Raw data
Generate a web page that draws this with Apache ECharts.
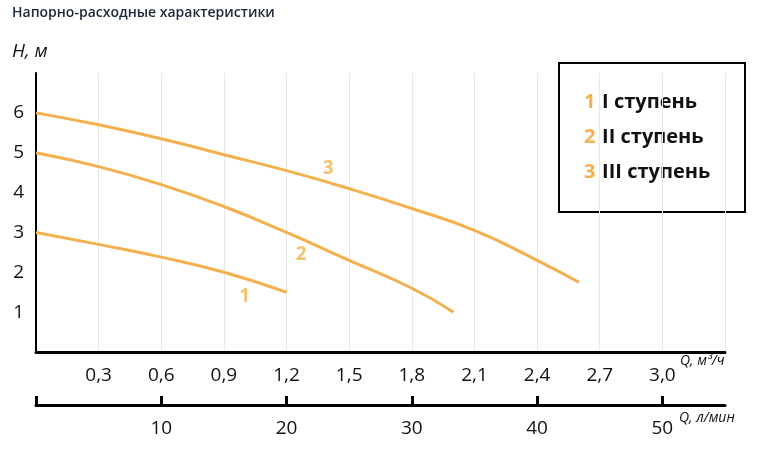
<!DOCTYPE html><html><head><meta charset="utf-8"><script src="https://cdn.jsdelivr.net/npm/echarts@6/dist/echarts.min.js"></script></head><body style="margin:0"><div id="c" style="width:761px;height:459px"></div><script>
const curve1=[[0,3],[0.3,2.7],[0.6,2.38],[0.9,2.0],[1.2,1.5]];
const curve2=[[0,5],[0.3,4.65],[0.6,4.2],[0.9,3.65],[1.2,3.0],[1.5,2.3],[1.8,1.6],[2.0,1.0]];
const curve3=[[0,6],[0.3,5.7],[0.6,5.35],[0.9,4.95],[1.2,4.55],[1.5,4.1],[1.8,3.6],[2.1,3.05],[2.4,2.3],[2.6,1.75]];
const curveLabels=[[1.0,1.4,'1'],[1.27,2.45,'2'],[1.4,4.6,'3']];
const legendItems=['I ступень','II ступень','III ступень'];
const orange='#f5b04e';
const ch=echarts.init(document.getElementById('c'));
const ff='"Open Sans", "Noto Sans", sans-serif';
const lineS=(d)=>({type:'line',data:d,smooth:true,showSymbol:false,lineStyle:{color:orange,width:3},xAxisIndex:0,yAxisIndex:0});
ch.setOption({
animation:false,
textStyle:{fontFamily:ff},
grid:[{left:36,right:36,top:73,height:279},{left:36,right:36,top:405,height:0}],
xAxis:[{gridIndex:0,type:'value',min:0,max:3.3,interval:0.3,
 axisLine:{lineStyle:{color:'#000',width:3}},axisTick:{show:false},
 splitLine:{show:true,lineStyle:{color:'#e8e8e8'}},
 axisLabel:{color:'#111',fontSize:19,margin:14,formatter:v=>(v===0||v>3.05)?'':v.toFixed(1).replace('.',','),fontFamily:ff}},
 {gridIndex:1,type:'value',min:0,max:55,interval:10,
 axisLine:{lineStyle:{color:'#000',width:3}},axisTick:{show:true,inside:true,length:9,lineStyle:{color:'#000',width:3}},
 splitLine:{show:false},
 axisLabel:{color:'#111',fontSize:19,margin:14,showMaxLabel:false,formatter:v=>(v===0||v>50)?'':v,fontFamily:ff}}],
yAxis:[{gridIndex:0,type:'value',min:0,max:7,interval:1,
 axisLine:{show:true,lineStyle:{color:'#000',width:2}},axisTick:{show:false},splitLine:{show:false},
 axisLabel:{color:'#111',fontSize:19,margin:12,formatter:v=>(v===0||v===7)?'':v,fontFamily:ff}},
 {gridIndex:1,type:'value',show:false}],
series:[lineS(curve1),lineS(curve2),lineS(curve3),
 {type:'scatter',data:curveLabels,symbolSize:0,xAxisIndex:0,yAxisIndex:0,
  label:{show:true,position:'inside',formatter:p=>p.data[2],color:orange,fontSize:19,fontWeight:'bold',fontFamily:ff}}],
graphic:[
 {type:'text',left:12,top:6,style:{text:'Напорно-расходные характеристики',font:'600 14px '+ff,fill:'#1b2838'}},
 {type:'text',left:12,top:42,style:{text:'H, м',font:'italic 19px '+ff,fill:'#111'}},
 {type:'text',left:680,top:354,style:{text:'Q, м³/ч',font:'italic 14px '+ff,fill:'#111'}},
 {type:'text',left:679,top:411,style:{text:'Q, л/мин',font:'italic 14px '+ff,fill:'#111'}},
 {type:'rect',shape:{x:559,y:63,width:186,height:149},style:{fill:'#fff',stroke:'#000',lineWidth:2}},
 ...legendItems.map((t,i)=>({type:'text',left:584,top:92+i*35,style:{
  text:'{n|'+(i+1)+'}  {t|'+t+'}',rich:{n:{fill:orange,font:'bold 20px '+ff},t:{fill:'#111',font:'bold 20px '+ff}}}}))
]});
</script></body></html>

Prompt
Repeat the listing verbatim. Skip the pictures.

Worked solution
Generate a web page that draws this with Apache ECharts.
<!DOCTYPE html><html><head><meta charset="utf-8"><script src="https://cdn.jsdelivr.net/npm/echarts@6/dist/echarts.min.js"></script></head><body style="margin:0"><div id="c" style="width:761px;height:459px"></div><script>
const curve1=[[0,3],[0.3,2.7],[0.6,2.38],[0.9,2.0],[1.2,1.5]];
const curve2=[[0,5],[0.3,4.65],[0.6,4.2],[0.9,3.65],[1.2,3.0],[1.5,2.3],[1.8,1.6],[2.0,1.0]];
const curve3=[[0,6],[0.3,5.7],[0.6,5.35],[0.9,4.95],[1.2,4.55],[1.5,4.1],[1.8,3.6],[2.1,3.05],[2.4,2.3],[2.6,1.75]];
const curveLabels=[[1.0,1.4,'1'],[1.27,2.45,'2'],[1.4,4.6,'3']];
const legendItems=['I ступень','II ступень','III ступень'];
const orange='#f5b04e';
const ch=echarts.init(document.getElementById('c'));
const ff='"Open Sans", "Noto Sans", sans-serif';
const lineS=(d)=>({type:'line',data:d,smooth:true,showSymbol:false,lineStyle:{color:orange,width:3},xAxisIndex:0,yAxisIndex:0});
ch.setOption({
animation:false,
textStyle:{fontFamily:ff},
grid:[{left:36,right:36,top:73,height:279},{left:36,right:36,top:405,height:0}],
xAxis:[{gridIndex:0,type:'value',min:0,max:3.3,interval:0.3,
 axisLine:{lineStyle:{color:'#000',width:3}},axisTick:{show:false},
 splitLine:{show:true,lineStyle:{color:'#e8e8e8'}},
 axisLabel:{color:'#111',fontSize:19,margin:14,formatter:v=>(v===0||v>3.05)?'':v.toFixed(1).replace('.',','),fontFamily:ff}},
 {gridIndex:1,type:'value',min:0,max:55,interval:10,
 axisLine:{lineStyle:{color:'#000',width:3}},axisTick:{show:true,inside:true,length:9,lineStyle:{color:'#000',width:3}},
 splitLine:{show:false},
 axisLabel:{color:'#111',fontSize:19,margin:14,showMaxLabel:false,formatter:v=>(v===0||v>50)?'':v,fontFamily:ff}}],
yAxis:[{gridIndex:0,type:'value',min:0,max:7,interval:1,
 axisLine:{show:true,lineStyle:{color:'#000',width:2}},axisTick:{show:false},splitLine:{show:false},
 axisLabel:{color:'#111',fontSize:19,margin:12,formatter:v=>(v===0||v===7)?'':v,fontFamily:ff}},
 {gridIndex:1,type:'value',show:false}],
series:[lineS(curve1),lineS(curve2),lineS(curve3),
 {type:'scatter',data:curveLabels,symbolSize:0,xAxisIndex:0,yAxisIndex:0,
  label:{show:true,position:'inside',formatter:p=>p.data[2],color:orange,fontSize:19,fontWeight:'bold',fontFamily:ff}}],
graphic:[
 {type:'text',left:12,top:6,style:{text:'Напорно-расходные характеристики',font:'600 14px '+ff,fill:'#1b2838'}},
 {type:'text',left:12,top:42,style:{text:'H, м',font:'italic 19px '+ff,fill:'#111'}},
 {type:'text',left:680,top:354,style:{text:'Q, м³/ч',font:'italic 14px '+ff,fill:'#111'}},
 {type:'text',left:679,top:411,style:{text:'Q, л/мин',font:'italic 14px '+ff,fill:'#111'}},
 {type:'rect',shape:{x:559,y:63,width:186,height:149},style:{fill:'#fff',stroke:'#000',lineWidth:2}},
 ...legendItems.map((t,i)=>({type:'text',left:584,top:92+i*35,style:{
  text:'{n|'+(i+1)+'}  {t|'+t+'}',rich:{n:{fill:orange,font:'bold 20px '+ff},t:{fill:'#111',font:'bold 20px '+ff}}}}))
]});
</script></body></html>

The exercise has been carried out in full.